Die Schubhaft verfehlt auch nicht ihren Zweck etwa deshalb, weil davon auszugehen wäre, daß die Republik Jugoslawien für albanische Volksangehörige keine Heimreisezertifikate mehr ausstellt. Vielmehr lassen einzelne aufgetretene diesbezügliche Probleme keinen Schluß auf ein zukünftig durchgehendes völkerrechtswidriges Verhalten der Volksrepublik Jugoslawien zu. Selbst wenn anderen Fremden gleicher Staatsangehörigkeit keine Heimreisezertifikate ausgestellt wurden, ist damit nicht unbedingt ausgeschlossen, daß im vorliegenden Fall dennoch ein derartiges Dokument ausgestellt wird (VwGH 2.8.1996, 96/02/0233). Solange aber die Behörde mit einer positiven Erledigung des Heimreisezertifikatsersuchens rechnen kann, fällt der Schubhaftzweck nicht weg (vgl statt vieler VwGH 8.9.1995, Zl. 95/02/0178).

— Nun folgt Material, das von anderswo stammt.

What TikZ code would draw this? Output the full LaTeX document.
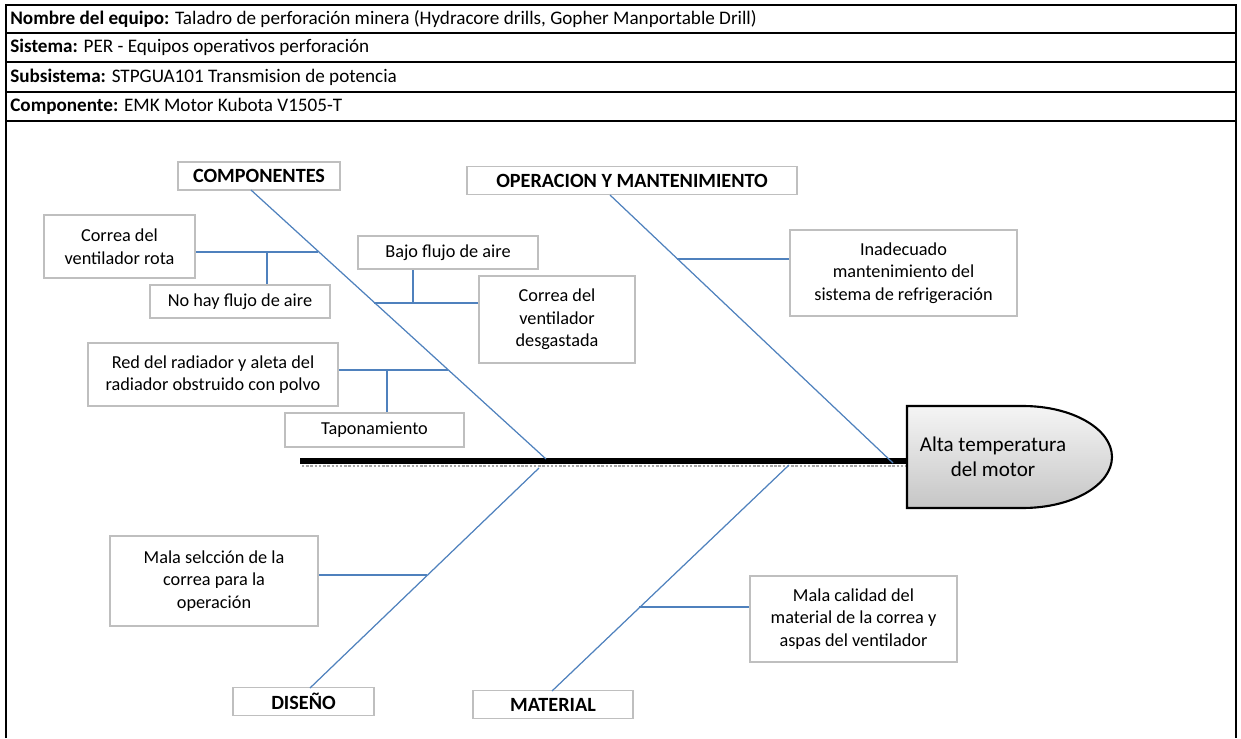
\documentclass[tikz,border=0pt]{standalone}
\usepackage{fontspec}
\setmainfont{Carlito}
\usetikzlibrary{calc}
\definecolor{azulrama}{RGB}{79,129,189}
\definecolor{grisborde}{RGB}{191,191,191}
\tikzstyle{causa}=[draw=grisborde,line width=1pt,fill=white,align=center,inner sep=2pt,font=\fontsize{10.4}{12.8}\selectfont]
\tikzstyle{categoria}=[causa,font=\fontsize{11.5}{13}\selectfont\bfseries]
\tikzstyle{rama}=[draw=azulrama,line width=0.7pt]
\tikzstyle{subrama}=[draw=azulrama,line width=1.3pt]
\tikzstyle{espina}=[draw=black,line width=3.4pt]
\tikzstyle{sombra}=[draw=gray!70,densely dotted,line width=1.4pt]
\tikzstyle{efecto}=[draw=black,line width=1.2pt,top color=gray!8,bottom color=gray!45]
\tikzstyle{marco}=[draw=black,line width=1.2pt]
\tikzstyle{cabecera}=[anchor=west,inner sep=0pt,font=\fontsize{10.9}{12}\selectfont]

\begin{document}
\begin{tikzpicture}[x=0.02cm,y=-0.02cm]
    \useasboundingbox (0,0) rectangle (1241,738);
    % Frame and header rows
    \draw[marco] (6,738) -- (6,5) -- (1236,5) -- (1236,738);
    \foreach \y in {33,62,92,121}
        \draw[marco] (6,\y) -- (1236,\y);
    \node[cabecera] (equipo) at (10,19) {\textbf{Nombre del equipo:} Taladro de perforación minera (Hydracore drills, Gopher Manportable Drill)};
    \node[cabecera] (sistema) at (10,47.5) {\textbf{Sistema:} PER - Equipos operativos perforación};
    \node[cabecera] (subsistema) at (10,77) {\textbf{Subsistema:} STPGUA101 Transmision de potencia};
    \node[cabecera] (componente) at (10,106.5) {\textbf{Componente:} EMK Motor Kubota V1505-T};

    % First we draw the category boxes
    \foreach \pos/\w/\name/\txt in {{(259,176)/162/comp/COMPONENTES}, {(632,180.5)/330/oper/OPERACION Y MANTENIMIENTO}, {(303.5,701.5)/141/dise/DISEÑO}, {(553,704.5)/160/mate/MATERIAL}}
        \node[categoria, minimum width=0.02cm*\w, minimum height=0.56cm] (\name) at \pos {\txt};

    % Then the causes
    \foreach \pos/\w/\h/\name/\txt in {{(119.5,246.5)/151/63/rota/{Correa del\\ventilador rota}}, {(240,301.5)/180/33/nohay/{No hay flujo de aire}}, {(448,252.5)/180/33/bajo/{Bajo flujo de aire}}, {(557,319.5)/156/87/desg/{Correa del\\ventilador\\desgastada}}, {(213,374.5)/250/63/red/{Red del radiador y aleta del\\radiador obstruido con polvo}}, {(374.5,430)/179/34/tapon/{Taponamiento}}, {(903.5,273)/227/86/inad/{Inadecuado\\mantenimiento del\\sistema de refrigeración}}, {(214,581)/208/90/selec/{Mala selcción de la\\correa para la\\operación}}, {(853.5,619)/207/86/calid/{Mala calidad del\\material de la correa y\\aspas del ventilador}}}
        \node[causa, minimum width=0.02cm*\w, minimum height=0.02cm*\h] (\name) at \pos {\txt};

    % Points on the spine and on the branches
    \foreach \pos/\name in {{(300,461)/cola}, {(907,461)/cabeza}, {(251,190)/c1}, {(546,459)/e1}, {(610,195)/c2}, {(893,463)/e2}, {(310,688)/c3}, {(539,468)/e3}, {(552,691)/c4}, {(789,465)/e4}, {(318,252)/j1}, {(267,252)/k1}, {(374,303)/j2}, {(413,303)/k2}, {(448,370)/j3}, {(387,370)/k3}, {(677,259)/j4}, {(427,575)/j5}, {(639,607)/j6}}
        \node[coordinate] (\name) at \pos {};

    % Spine and head
    \path[sombra] ($(cola)+(2,5)$) -- ($(cabeza)+(0,5)$);
    \path[espina] (cola) -- (cabeza);
    \path[efecto] (907,406) -- (1023,406) arc[start angle=90, end angle=-90, x radius=1.78cm, y radius=1.02cm] -- (907,508) -- cycle;
    \node[align=center, font=\fontsize{12}{14}\selectfont] (motor) at (993,457) {Alta temperatura\\del motor};

    % Connect categories with the spine
    \foreach \source/\dest in {c1/e1, c2/e2, c3/e3, c4/e4}
        \path[rama] (\source) -- (\dest);

    % Connect causes with the branches
    \foreach \source/\dest in {j1/rota, j3/red, j5/selec}
        \path[subrama] (\source) -- (\source -| \dest.east);
    \foreach \source/\dest in {j2/desg, j4/inad, j6/calid}
        \path[subrama] (\source) -- (\source -| \dest.west);
    \path[subrama] (k1) -- (k1 |- nohay.north);
    \path[subrama] (k2) -- (k2 |- bajo.south);
    \path[subrama] (k3) -- (k3 |- tapon.north);
\end{tikzpicture}
\end{document}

6. Bei diesem Ergebnis war dem Bund als Rechtsträger, für den die belangte Behörde tätig geworden ist, antragsgemäß der Ersatz der notwendigen Aufwendungen gemäß § 79a AVG iVm § 52 Abs.2 FrG für den Vorlage- und Schriftsatzaufwand zuzusprechen. Nach der geltenden Aufwandersatzverordnung UVS des Bundeskanzlers (BGBl.Nr. 855/1995) beträgt der Pauschbetrag für den Vorlageaufwand 565 S und für den Schriftsatzaufwand 2.800 S. In Summe ergeben sich daher 3.365 S.

Rechtsmittelbelehrung: Gegen diesen Bescheid ist kein ordentliches Rechtsmittel zulässig.

Hinweis: Gegen diesen Bescheid kann innerhalb von sechs Wochen ab seiner Zustellung eine Beschwerde an den Verfassungsgerichtshof oder an den Verwaltungsgerichtshof erhoben werden; diese muß - von gesetzlichen Ausnahmen abgesehen - jeweils von einem Rechtsanwalt unterschrieben sein. Für jede dieser Beschwerden ist eine Gebühr von 2.500 S zu entrichten.